RECORDED DATA:
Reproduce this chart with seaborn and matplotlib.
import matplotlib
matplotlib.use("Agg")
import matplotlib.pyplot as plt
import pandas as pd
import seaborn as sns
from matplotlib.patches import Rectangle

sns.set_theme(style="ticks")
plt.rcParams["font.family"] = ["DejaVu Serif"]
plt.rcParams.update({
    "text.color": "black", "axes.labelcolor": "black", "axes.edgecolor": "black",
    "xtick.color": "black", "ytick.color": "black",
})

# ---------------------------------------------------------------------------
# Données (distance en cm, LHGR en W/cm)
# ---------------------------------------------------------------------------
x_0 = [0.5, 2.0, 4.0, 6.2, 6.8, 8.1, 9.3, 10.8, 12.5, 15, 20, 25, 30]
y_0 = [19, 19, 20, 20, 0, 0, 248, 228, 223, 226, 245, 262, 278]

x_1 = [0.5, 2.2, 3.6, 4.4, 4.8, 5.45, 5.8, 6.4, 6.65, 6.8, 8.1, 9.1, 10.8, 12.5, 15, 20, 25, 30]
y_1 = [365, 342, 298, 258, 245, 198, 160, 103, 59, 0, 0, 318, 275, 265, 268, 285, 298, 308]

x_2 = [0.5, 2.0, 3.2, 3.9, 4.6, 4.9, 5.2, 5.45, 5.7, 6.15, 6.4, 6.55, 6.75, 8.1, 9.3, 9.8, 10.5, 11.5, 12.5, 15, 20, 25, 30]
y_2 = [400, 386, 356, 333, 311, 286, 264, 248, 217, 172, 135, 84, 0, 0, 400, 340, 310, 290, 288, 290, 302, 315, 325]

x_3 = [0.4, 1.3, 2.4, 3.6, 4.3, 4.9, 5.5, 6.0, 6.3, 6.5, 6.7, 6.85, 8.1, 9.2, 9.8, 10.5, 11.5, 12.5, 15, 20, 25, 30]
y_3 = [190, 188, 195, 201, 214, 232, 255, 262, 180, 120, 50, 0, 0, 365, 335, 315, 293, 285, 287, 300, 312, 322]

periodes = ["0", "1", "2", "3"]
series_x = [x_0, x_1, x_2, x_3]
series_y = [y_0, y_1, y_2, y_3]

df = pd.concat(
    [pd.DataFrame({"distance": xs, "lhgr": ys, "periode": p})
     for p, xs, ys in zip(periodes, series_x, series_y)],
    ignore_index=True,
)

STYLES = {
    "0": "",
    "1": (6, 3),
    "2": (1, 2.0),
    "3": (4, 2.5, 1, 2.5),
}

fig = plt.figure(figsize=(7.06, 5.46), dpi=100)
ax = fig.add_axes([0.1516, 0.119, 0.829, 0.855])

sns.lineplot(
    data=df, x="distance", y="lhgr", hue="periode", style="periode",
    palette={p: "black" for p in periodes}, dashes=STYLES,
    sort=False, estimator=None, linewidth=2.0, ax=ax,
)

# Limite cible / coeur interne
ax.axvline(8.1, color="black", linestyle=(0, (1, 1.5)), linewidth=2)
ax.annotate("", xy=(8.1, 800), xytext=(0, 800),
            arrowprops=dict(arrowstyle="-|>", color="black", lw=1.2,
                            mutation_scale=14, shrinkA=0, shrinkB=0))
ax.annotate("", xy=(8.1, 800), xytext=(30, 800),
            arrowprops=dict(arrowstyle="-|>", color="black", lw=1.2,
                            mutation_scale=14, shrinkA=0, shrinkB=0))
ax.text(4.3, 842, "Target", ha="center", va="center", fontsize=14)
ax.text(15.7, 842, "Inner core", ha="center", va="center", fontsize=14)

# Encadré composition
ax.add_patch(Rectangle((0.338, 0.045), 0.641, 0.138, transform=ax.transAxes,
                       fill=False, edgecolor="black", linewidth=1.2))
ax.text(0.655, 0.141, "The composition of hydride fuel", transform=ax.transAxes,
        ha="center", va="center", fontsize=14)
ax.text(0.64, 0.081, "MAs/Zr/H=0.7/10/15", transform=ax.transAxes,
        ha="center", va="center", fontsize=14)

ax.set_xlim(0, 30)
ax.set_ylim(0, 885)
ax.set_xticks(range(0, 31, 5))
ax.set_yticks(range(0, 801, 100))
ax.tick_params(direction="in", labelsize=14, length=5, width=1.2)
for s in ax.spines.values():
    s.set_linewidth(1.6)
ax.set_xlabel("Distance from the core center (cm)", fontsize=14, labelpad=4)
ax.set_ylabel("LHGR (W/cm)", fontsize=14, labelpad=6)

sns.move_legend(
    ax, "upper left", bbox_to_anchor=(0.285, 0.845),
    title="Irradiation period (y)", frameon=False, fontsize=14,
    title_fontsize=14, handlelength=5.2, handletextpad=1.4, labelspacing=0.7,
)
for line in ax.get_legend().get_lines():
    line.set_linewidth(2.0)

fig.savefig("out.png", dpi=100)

GIVEN EXERCISE:
Extract the listing in its entirety, matching it exactly.

SOLUTION:
Reproduce this chart with seaborn and matplotlib.
import matplotlib
matplotlib.use("Agg")
import matplotlib.pyplot as plt
import pandas as pd
import seaborn as sns
from matplotlib.patches import Rectangle

sns.set_theme(style="ticks")
plt.rcParams["font.family"] = ["DejaVu Serif"]
plt.rcParams.update({
    "text.color": "black", "axes.labelcolor": "black", "axes.edgecolor": "black",
    "xtick.color": "black", "ytick.color": "black",
})

# ---------------------------------------------------------------------------
# Données (distance en cm, LHGR en W/cm)
# ---------------------------------------------------------------------------
x_0 = [0.5, 2.0, 4.0, 6.2, 6.8, 8.1, 9.3, 10.8, 12.5, 15, 20, 25, 30]
y_0 = [19, 19, 20, 20, 0, 0, 248, 228, 223, 226, 245, 262, 278]

x_1 = [0.5, 2.2, 3.6, 4.4, 4.8, 5.45, 5.8, 6.4, 6.65, 6.8, 8.1, 9.1, 10.8, 12.5, 15, 20, 25, 30]
y_1 = [365, 342, 298, 258, 245, 198, 160, 103, 59, 0, 0, 318, 275, 265, 268, 285, 298, 308]

x_2 = [0.5, 2.0, 3.2, 3.9, 4.6, 4.9, 5.2, 5.45, 5.7, 6.15, 6.4, 6.55, 6.75, 8.1, 9.3, 9.8, 10.5, 11.5, 12.5, 15, 20, 25, 30]
y_2 = [400, 386, 356, 333, 311, 286, 264, 248, 217, 172, 135, 84, 0, 0, 400, 340, 310, 290, 288, 290, 302, 315, 325]

x_3 = [0.4, 1.3, 2.4, 3.6, 4.3, 4.9, 5.5, 6.0, 6.3, 6.5, 6.7, 6.85, 8.1, 9.2, 9.8, 10.5, 11.5, 12.5, 15, 20, 25, 30]
y_3 = [190, 188, 195, 201, 214, 232, 255, 262, 180, 120, 50, 0, 0, 365, 335, 315, 293, 285, 287, 300, 312, 322]

periodes = ["0", "1", "2", "3"]
series_x = [x_0, x_1, x_2, x_3]
series_y = [y_0, y_1, y_2, y_3]

df = pd.concat(
    [pd.DataFrame({"distance": xs, "lhgr": ys, "periode": p})
     for p, xs, ys in zip(periodes, series_x, series_y)],
    ignore_index=True,
)

STYLES = {
    "0": "",
    "1": (6, 3),
    "2": (1, 2.0),
    "3": (4, 2.5, 1, 2.5),
}

fig = plt.figure(figsize=(7.06, 5.46), dpi=100)
ax = fig.add_axes([0.1516, 0.119, 0.829, 0.855])

sns.lineplot(
    data=df, x="distance", y="lhgr", hue="periode", style="periode",
    palette={p: "black" for p in periodes}, dashes=STYLES,
    sort=False, estimator=None, linewidth=2.0, ax=ax,
)

# Limite cible / coeur interne
ax.axvline(8.1, color="black", linestyle=(0, (1, 1.5)), linewidth=2)
ax.annotate("", xy=(8.1, 800), xytext=(0, 800),
            arrowprops=dict(arrowstyle="-|>", color="black", lw=1.2,
                            mutation_scale=14, shrinkA=0, shrinkB=0))
ax.annotate("", xy=(8.1, 800), xytext=(30, 800),
            arrowprops=dict(arrowstyle="-|>", color="black", lw=1.2,
                            mutation_scale=14, shrinkA=0, shrinkB=0))
ax.text(4.3, 842, "Target", ha="center", va="center", fontsize=14)
ax.text(15.7, 842, "Inner core", ha="center", va="center", fontsize=14)

# Encadré composition
ax.add_patch(Rectangle((0.338, 0.045), 0.641, 0.138, transform=ax.transAxes,
                       fill=False, edgecolor="black", linewidth=1.2))
ax.text(0.655, 0.141, "The composition of hydride fuel", transform=ax.transAxes,
        ha="center", va="center", fontsize=14)
ax.text(0.64, 0.081, "MAs/Zr/H=0.7/10/15", transform=ax.transAxes,
        ha="center", va="center", fontsize=14)

ax.set_xlim(0, 30)
ax.set_ylim(0, 885)
ax.set_xticks(range(0, 31, 5))
ax.set_yticks(range(0, 801, 100))
ax.tick_params(direction="in", labelsize=14, length=5, width=1.2)
for s in ax.spines.values():
    s.set_linewidth(1.6)
ax.set_xlabel("Distance from the core center (cm)", fontsize=14, labelpad=4)
ax.set_ylabel("LHGR (W/cm)", fontsize=14, labelpad=6)

sns.move_legend(
    ax, "upper left", bbox_to_anchor=(0.285, 0.845),
    title="Irradiation period (y)", frameon=False, fontsize=14,
    title_fontsize=14, handlelength=5.2, handletextpad=1.4, labelspacing=0.7,
)
for line in ax.get_legend().get_lines():
    line.set_linewidth(2.0)

fig.savefig("out.png", dpi=100)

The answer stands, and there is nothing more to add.